### EXERCISE TASK
Begin with the first line below and retype each line exactly through the line containing "(pinnT) at (133,30)". Any pictures are to be left out.

______________________________

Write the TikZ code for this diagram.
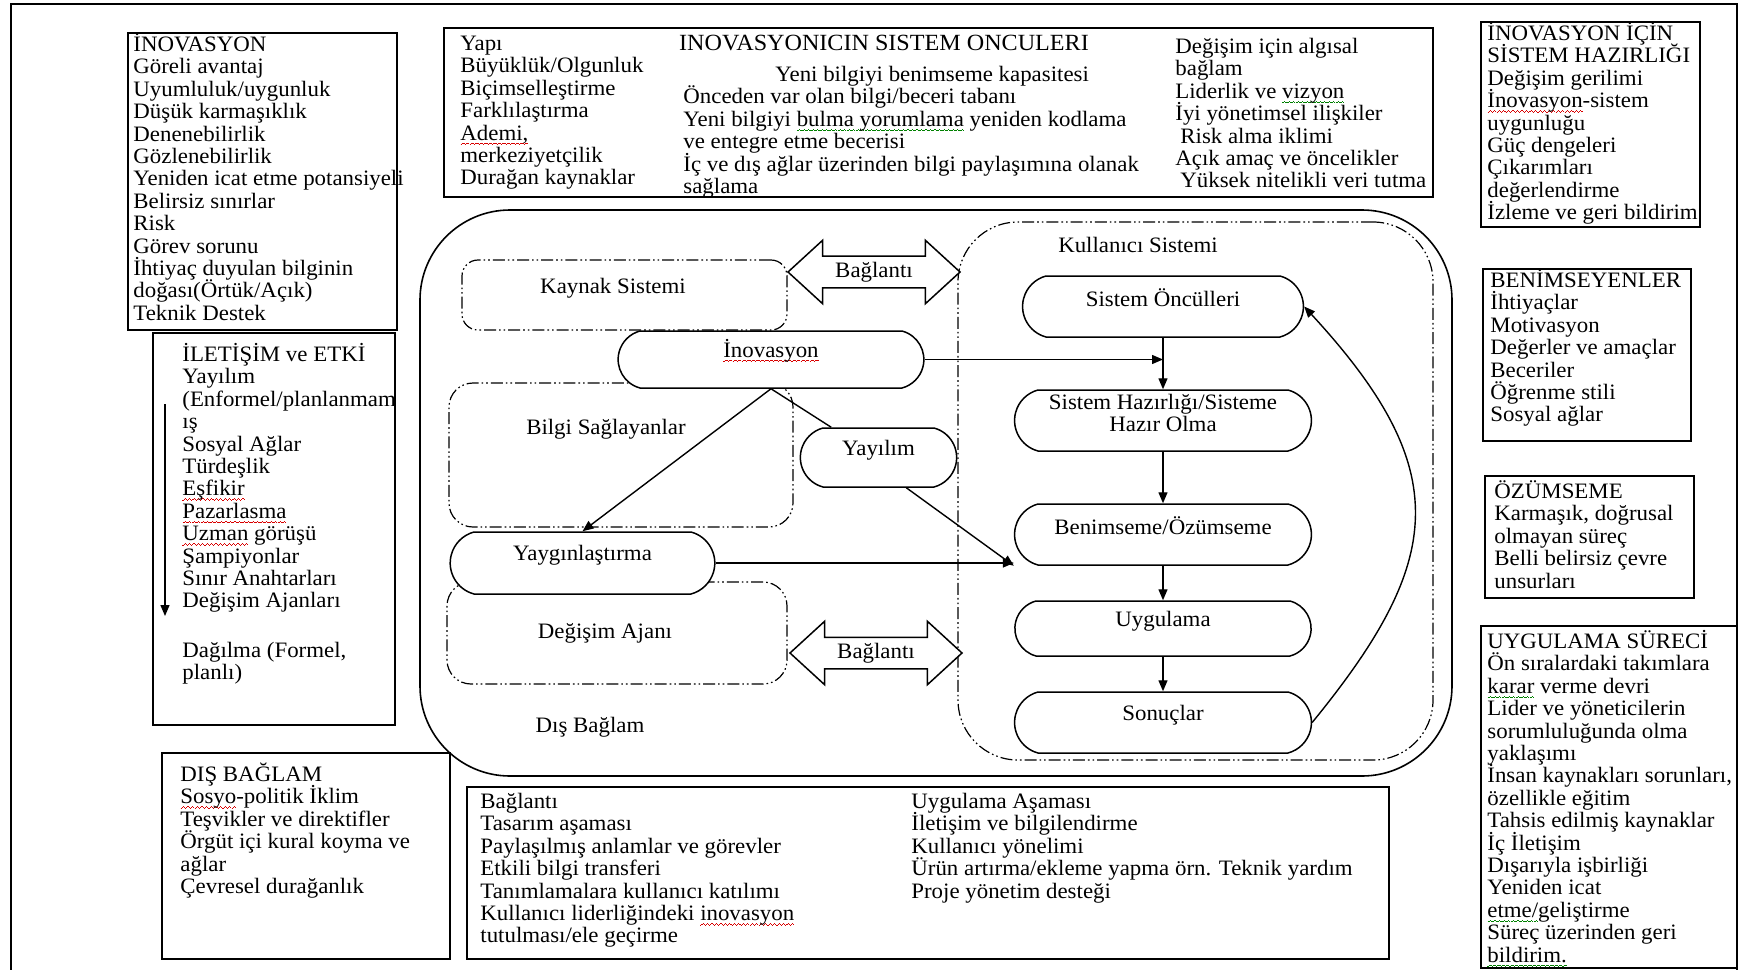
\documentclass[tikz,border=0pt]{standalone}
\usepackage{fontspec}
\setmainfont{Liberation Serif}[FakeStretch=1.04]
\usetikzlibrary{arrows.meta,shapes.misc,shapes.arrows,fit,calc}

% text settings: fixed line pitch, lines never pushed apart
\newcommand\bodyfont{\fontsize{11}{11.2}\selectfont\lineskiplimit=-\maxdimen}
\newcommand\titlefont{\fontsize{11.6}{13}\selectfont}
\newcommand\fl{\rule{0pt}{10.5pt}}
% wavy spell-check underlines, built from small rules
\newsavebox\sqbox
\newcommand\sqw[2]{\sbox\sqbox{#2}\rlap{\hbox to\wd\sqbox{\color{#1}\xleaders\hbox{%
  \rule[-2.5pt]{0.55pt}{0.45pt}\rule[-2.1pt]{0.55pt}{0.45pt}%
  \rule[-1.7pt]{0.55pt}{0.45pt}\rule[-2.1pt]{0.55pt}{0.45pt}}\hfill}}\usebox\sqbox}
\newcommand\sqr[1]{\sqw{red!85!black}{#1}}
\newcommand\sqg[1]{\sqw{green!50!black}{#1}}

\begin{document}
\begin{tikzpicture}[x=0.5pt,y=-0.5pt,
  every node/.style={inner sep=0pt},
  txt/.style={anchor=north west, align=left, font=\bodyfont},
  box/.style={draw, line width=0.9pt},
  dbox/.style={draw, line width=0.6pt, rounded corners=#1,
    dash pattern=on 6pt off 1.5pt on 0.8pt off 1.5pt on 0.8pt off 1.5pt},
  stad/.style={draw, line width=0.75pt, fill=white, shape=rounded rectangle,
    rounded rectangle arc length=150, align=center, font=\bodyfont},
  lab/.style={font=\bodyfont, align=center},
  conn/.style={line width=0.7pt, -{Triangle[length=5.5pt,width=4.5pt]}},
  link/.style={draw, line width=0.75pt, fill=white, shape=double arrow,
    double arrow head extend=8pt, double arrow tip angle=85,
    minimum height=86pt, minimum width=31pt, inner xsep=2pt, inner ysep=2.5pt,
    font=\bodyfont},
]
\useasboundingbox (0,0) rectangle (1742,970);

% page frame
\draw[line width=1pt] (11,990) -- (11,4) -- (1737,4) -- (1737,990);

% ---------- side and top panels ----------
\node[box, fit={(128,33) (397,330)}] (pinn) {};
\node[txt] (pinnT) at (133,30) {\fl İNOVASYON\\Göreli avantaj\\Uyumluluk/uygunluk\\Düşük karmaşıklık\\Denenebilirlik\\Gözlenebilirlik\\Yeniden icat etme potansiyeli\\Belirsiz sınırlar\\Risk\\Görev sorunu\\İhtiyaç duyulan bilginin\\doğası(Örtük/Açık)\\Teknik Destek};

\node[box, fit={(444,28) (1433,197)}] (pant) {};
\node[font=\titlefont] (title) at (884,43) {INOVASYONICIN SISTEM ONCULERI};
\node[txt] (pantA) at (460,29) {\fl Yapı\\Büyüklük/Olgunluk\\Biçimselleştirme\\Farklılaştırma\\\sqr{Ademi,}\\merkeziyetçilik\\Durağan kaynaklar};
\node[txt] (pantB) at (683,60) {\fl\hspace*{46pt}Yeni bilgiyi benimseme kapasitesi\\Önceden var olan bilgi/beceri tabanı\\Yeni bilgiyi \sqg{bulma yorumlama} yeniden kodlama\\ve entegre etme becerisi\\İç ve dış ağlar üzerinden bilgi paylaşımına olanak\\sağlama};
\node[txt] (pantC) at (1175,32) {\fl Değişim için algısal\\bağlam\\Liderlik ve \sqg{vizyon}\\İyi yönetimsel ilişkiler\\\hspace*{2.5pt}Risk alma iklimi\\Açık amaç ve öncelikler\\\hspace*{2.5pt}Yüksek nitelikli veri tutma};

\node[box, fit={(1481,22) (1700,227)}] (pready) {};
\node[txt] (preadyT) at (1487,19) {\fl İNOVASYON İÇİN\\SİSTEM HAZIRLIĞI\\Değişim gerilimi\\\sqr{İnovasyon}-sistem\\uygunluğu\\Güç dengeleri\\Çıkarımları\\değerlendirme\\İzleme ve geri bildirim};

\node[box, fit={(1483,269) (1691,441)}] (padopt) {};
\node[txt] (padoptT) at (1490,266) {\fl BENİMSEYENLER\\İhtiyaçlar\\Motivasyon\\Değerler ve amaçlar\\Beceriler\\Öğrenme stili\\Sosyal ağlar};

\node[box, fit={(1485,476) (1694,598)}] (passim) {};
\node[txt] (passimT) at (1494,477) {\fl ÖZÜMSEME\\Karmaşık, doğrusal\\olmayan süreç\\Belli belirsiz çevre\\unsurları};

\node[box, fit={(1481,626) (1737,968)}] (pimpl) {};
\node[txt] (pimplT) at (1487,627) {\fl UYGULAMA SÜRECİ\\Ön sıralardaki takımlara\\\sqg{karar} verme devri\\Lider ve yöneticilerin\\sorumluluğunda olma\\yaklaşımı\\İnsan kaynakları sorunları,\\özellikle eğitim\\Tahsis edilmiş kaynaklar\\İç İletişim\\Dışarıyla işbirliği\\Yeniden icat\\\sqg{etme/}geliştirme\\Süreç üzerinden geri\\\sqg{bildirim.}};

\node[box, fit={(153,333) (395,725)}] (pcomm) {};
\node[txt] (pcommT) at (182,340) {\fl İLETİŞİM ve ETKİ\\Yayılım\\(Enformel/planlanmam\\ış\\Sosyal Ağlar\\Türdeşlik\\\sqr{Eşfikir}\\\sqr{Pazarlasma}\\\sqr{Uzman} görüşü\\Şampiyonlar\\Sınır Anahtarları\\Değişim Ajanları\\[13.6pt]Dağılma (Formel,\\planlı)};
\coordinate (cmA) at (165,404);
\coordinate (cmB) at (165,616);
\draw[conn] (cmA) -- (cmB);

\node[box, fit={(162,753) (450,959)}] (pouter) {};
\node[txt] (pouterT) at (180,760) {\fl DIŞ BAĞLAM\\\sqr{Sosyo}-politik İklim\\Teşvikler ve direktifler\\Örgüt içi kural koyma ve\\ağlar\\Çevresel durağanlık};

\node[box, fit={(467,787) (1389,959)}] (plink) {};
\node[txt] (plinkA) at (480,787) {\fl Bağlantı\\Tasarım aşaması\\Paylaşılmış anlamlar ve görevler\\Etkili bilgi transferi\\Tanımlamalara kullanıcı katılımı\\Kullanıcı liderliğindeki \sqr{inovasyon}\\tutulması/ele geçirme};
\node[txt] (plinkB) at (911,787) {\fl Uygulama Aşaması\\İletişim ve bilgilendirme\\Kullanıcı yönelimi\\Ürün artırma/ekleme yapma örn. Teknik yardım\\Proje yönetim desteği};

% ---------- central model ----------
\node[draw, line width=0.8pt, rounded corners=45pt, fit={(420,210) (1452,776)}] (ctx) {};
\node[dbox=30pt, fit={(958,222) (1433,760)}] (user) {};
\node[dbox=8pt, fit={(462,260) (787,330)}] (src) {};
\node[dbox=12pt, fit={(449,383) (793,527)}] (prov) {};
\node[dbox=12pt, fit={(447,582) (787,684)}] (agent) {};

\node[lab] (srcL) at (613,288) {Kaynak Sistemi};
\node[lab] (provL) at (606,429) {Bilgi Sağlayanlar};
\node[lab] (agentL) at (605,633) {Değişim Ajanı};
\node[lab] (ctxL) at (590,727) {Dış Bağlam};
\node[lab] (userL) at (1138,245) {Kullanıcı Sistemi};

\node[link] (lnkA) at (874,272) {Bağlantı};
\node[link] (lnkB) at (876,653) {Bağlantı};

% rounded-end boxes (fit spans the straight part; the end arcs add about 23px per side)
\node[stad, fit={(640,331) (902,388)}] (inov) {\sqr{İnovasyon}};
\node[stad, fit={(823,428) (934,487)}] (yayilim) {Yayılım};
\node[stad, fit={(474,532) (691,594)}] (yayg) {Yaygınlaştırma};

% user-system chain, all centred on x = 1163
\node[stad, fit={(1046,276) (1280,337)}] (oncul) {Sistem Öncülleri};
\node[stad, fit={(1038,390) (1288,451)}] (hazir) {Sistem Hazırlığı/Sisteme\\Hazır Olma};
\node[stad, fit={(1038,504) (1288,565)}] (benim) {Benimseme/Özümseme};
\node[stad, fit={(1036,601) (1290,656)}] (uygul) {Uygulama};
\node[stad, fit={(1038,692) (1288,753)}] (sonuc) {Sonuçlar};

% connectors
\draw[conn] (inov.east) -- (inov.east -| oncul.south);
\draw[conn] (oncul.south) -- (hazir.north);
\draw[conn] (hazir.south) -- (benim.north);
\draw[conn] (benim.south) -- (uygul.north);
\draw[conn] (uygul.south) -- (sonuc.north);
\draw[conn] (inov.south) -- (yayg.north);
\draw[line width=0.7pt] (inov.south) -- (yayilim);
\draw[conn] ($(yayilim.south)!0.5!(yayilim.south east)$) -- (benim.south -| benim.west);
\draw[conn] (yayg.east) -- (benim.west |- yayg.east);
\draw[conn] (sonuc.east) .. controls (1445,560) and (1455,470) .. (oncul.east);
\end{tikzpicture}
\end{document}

______________________________

### THE REPLY
Write the TikZ code for this diagram.
\documentclass[tikz,border=0pt]{standalone}
\usepackage{fontspec}
\setmainfont{Liberation Serif}[FakeStretch=1.04]
\usetikzlibrary{arrows.meta,shapes.misc,shapes.arrows,fit,calc}

% text settings: fixed line pitch, lines never pushed apart
\newcommand\bodyfont{\fontsize{11}{11.2}\selectfont\lineskiplimit=-\maxdimen}
\newcommand\titlefont{\fontsize{11.6}{13}\selectfont}
\newcommand\fl{\rule{0pt}{10.5pt}}
% wavy spell-check underlines, built from small rules
\newsavebox\sqbox
\newcommand\sqw[2]{\sbox\sqbox{#2}\rlap{\hbox to\wd\sqbox{\color{#1}\xleaders\hbox{%
  \rule[-2.5pt]{0.55pt}{0.45pt}\rule[-2.1pt]{0.55pt}{0.45pt}%
  \rule[-1.7pt]{0.55pt}{0.45pt}\rule[-2.1pt]{0.55pt}{0.45pt}}\hfill}}\usebox\sqbox}
\newcommand\sqr[1]{\sqw{red!85!black}{#1}}
\newcommand\sqg[1]{\sqw{green!50!black}{#1}}

\begin{document}
\begin{tikzpicture}[x=0.5pt,y=-0.5pt,
  every node/.style={inner sep=0pt},
  txt/.style={anchor=north west, align=left, font=\bodyfont},
  box/.style={draw, line width=0.9pt},
  dbox/.style={draw, line width=0.6pt, rounded corners=#1,
    dash pattern=on 6pt off 1.5pt on 0.8pt off 1.5pt on 0.8pt off 1.5pt},
  stad/.style={draw, line width=0.75pt, fill=white, shape=rounded rectangle,
    rounded rectangle arc length=150, align=center, font=\bodyfont},
  lab/.style={font=\bodyfont, align=center},
  conn/.style={line width=0.7pt, -{Triangle[length=5.5pt,width=4.5pt]}},
  link/.style={draw, line width=0.75pt, fill=white, shape=double arrow,
    double arrow head extend=8pt, double arrow tip angle=85,
    minimum height=86pt, minimum width=31pt, inner xsep=2pt, inner ysep=2.5pt,
    font=\bodyfont},
]
\useasboundingbox (0,0) rectangle (1742,970);

% page frame
\draw[line width=1pt] (11,990) -- (11,4) -- (1737,4) -- (1737,990);

% ---------- side and top panels ----------
\node[box, fit={(128,33) (397,330)}] (pinn) {};
\node[txt] (pinnT) at (133,30) {\fl İNOVASYON\\Göreli avantaj\\Uyumluluk/uygunluk\\Düşük karmaşıklık\\Denenebilirlik\\Gözlenebilirlik\\Yeniden icat etme potansiyeli\\Belirsiz sınırlar\\Risk\\Görev sorunu\\İhtiyaç duyulan bilginin\\doğası(Örtük/Açık)\\Teknik Destek};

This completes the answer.